Equipment downtime in a supply chain can lead to significant disruptions and losses. IoT enables predictive maintenance – a proactive maintenance approach to reliability engineering that predicts equipment failures before they occur. IoT sensors installed on machinery capture data related to parameters like temperature, vibration, and power consumption. This data is then analysed using machine learning algorithms to identify patterns and anomalies that might indicate a potential failure.
By predicting and addressing issues before they occur, businesses can minimise downtime, save on repair costs, and ensure a smooth supply chain operation.
Challenges and Solutions in IoT Implementation
Despite its numerous advantages, integrating IoT into supply chain operations comes with its unique challenges. These hurdles need to be adequately addressed to realise IoT’s potential fully.
Common Challenges for IoT in Supply Chain
While implementing IoT holds great promise, organisations face several challenges:
- Costs: The initial investment required for hardware, software, and infrastructural changes can be substantial.
- Data Security and Privacy: With the increased connectivity, the risk of data breaches rises. Protecting sensitive information is critical.
- Technology Compatibility: Integrating new IoT systems with existing IT infrastructure can be complex and require significant changes.
- Lack of Skilled Personnel: IoT involves sophisticated technologies that require specialised skills to implement and manage effectively.
- Lack of Standardisation: With IoT being relatively new, industry standards still need to be developed. This lack of standardisation can cause compatibility issues and hinder scalability.
How to Get Started
Surmounting these challenges necessitates a strategic approach. Here are some steps to get started with IoT implementation in your supply chain:
- Identify Specific Use Cases: Start by identifying use cases for IoT that align with your business objectives. This could be anything from improving real-time tracking to optimising warehouse operations.
- Conduct Pilot Projects: Before implementing IoT across the board, run small-scale pilot projects to evaluate feasibility and return on investment.

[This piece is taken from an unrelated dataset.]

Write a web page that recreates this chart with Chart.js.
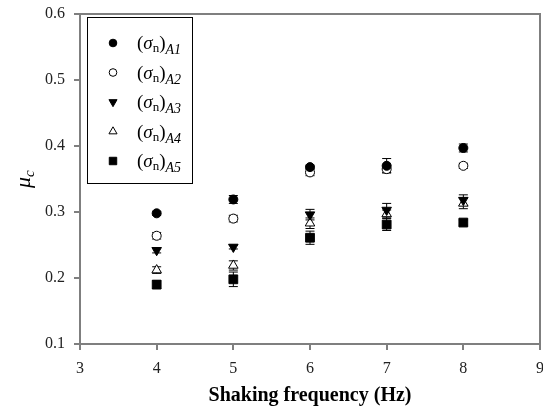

- Leverage External Expertise: Collaborate with technology partners who specialise in IoT. Their expertise can help mitigate risks, overcome technical challenges, and ensure a smoother implementation process.

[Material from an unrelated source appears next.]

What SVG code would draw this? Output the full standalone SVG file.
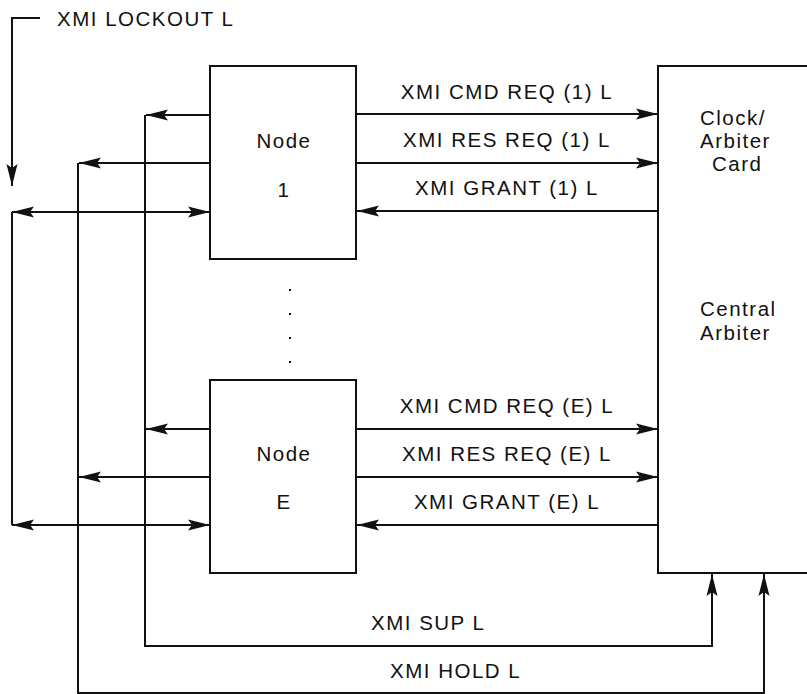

- Invest in Training: Invest in training existing employees and hiring new ones with the necessary skills to manage IoT systems effectively.
- Adopt a Phased Approach: Instead of a full-scale rollout, consider implementing IoT in phases. This allows for learning and adjustments along the way.

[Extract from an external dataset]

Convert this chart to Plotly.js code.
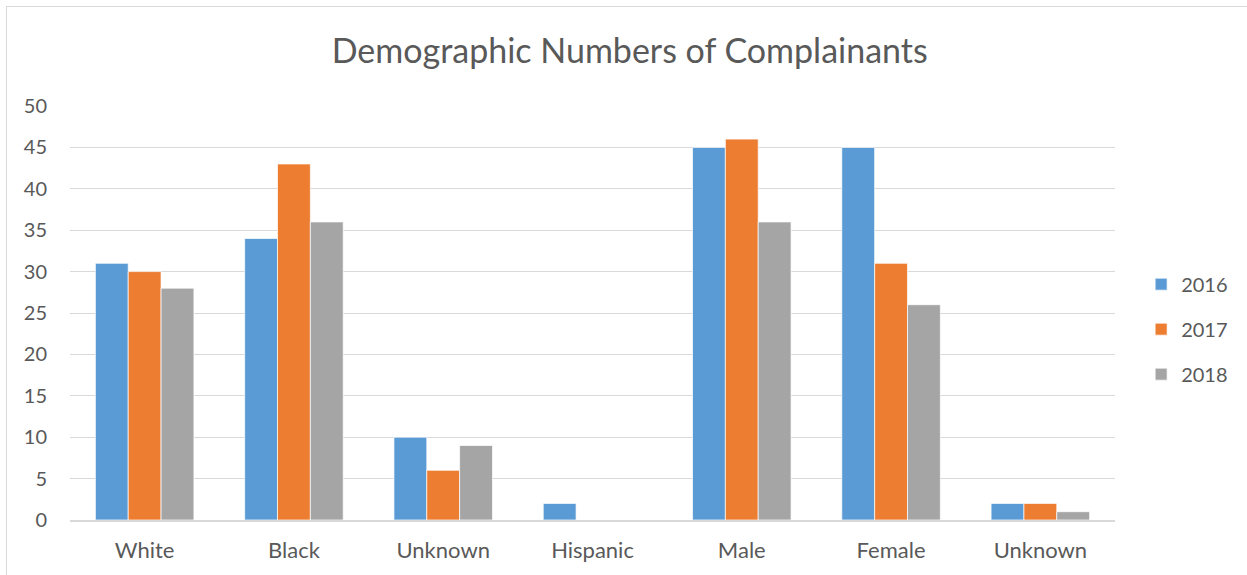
<!DOCTYPE html>
<html>
<head>
<meta charset="utf-8">
<script src="https://cdn.plot.ly/plotly-3.0.1.min.js"></script>
<style>
html,body{margin:0;padding:0;background:#fff;}
#wrap{position:relative;width:1247px;height:575px;overflow:hidden;}
#frame{position:absolute;left:6px;top:6px;width:1260px;height:600px;border:1px solid #d9d9d9;box-sizing:border-box;}
#chart{position:absolute;left:0;top:0;width:1247px;height:575px;}
</style>
</head>
<body>
<div id="wrap"><div id="frame"></div><div id="chart"></div></div>
<script>
const categories = ["White", "Black", "Unknown", "Hispanic", "Male", "Female", "Unknown"];
const seriesNames = ["2016", "2017", "2018"];
const values2016 = [31, 34, 10, 2, 45, 45, 2];
const values2017 = [30, 43, 6, 0, 46, 31, 2];
const values2018 = [28, 36, 9, 0, 36, 26, 1];
const yTicks = [0, 5, 10, 15, 20, 25, 30, 35, 40, 45, 50];

const colors = ["#5b9bd5", "#ed7d31", "#a5a5a5"];
const positions = categories.map((c, i) => i);
const allValues = [values2016, values2017, values2018];

const traces = allValues.map((vals, k) => ({
  type: "bar",
  name: seriesNames[k],
  x: positions,
  y: vals,
  legendgroup: "g" + k,
  marker: {color: colors[k], line: {color: "#ffffff", width: 0.7}},
  hoverinfo: "y"
}));

const font = "Lato, Open Sans, sans-serif";
const layout = {
  width: 1247, height: 575,
  paper_bgcolor: "rgba(0,0,0,0)",
  plot_bgcolor: "rgba(0,0,0,0)",
  margin: {l: 70, r: 132, t: 106, b: 55},
  barmode: "group",
  bargap: 0.34,
  bargroupgap: 0,
  title: {text: "Demographic Numbers of Complainants", x: 0.505, xanchor: "center", y: 0.912, yanchor: "middle",
          font: {family: font, size: 34, color: "#595959"}},
  xaxis: {
    tickmode: "array", tickvals: positions, ticktext: categories,
    range: [-0.5, categories.length - 0.5],
    showgrid: false, zeroline: false,
    showline: true, linecolor: "#d9d9d9", linewidth: 1.5,
    ticks: "", tickfont: {family: font, size: 22, color: "#595959"},
    ticklabelstandoff: 10
  },
  yaxis: {
    range: [0, 50], tickmode: "array", tickvals: yTicks,
    showgrid: true, gridcolor: "#d9d9d9", gridwidth: 1,
    zeroline: false, showline: false, ticks: "",
    tickfont: {family: font, size: 20, color: "#595959"},
    ticklabelstandoff: 22
  },
  showlegend: true,
  legend: {
    x: 1.025, xanchor: "left", y: 0.461, yanchor: "middle",
    font: {family: font, size: 20, color: "#595959"},
    traceorder: "grouped", tracegroupgap: 16,
    itemwidth: 30, bgcolor: "rgba(0,0,0,0)"
  }
};

Plotly.newPlot("chart", traces, layout, {displayModeBar: false, staticPlot: true});
</script>
</body>
</html>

Who Provides IOT solutions
As its a growth area there are many companies getting in on the game. Here’s a couple of examples:
- Honeywell: Honeywell offers a range of IoT solutions designed to optimize supply chain management. This includes warehouse automation solutions, handheld devices for workers, and sensors for equipment and asset tracking.
- DHL: Though primarily a logistics company, DHL has invested heavily in IoT technologies to optimize their supply chain and offer better services.
- Cisco: Cisco provides a suite of IoT products and services that can be used to improve visibility and efficiency in supply chain management.
Conclusion: IoT as a Game Changer
The Internet of Things is more than just a buzzword; it’s the personal computer to the typewriter. With its capacity to enable real-time visibility, predictive maintenance, and smart warehousing, IoT offers substantial benefits. Overcoming the hurdles to its implementation might be challenging. Still, with the right strategies and partnerships, businesses can leverage IoT to propel their supply chain operations into the future.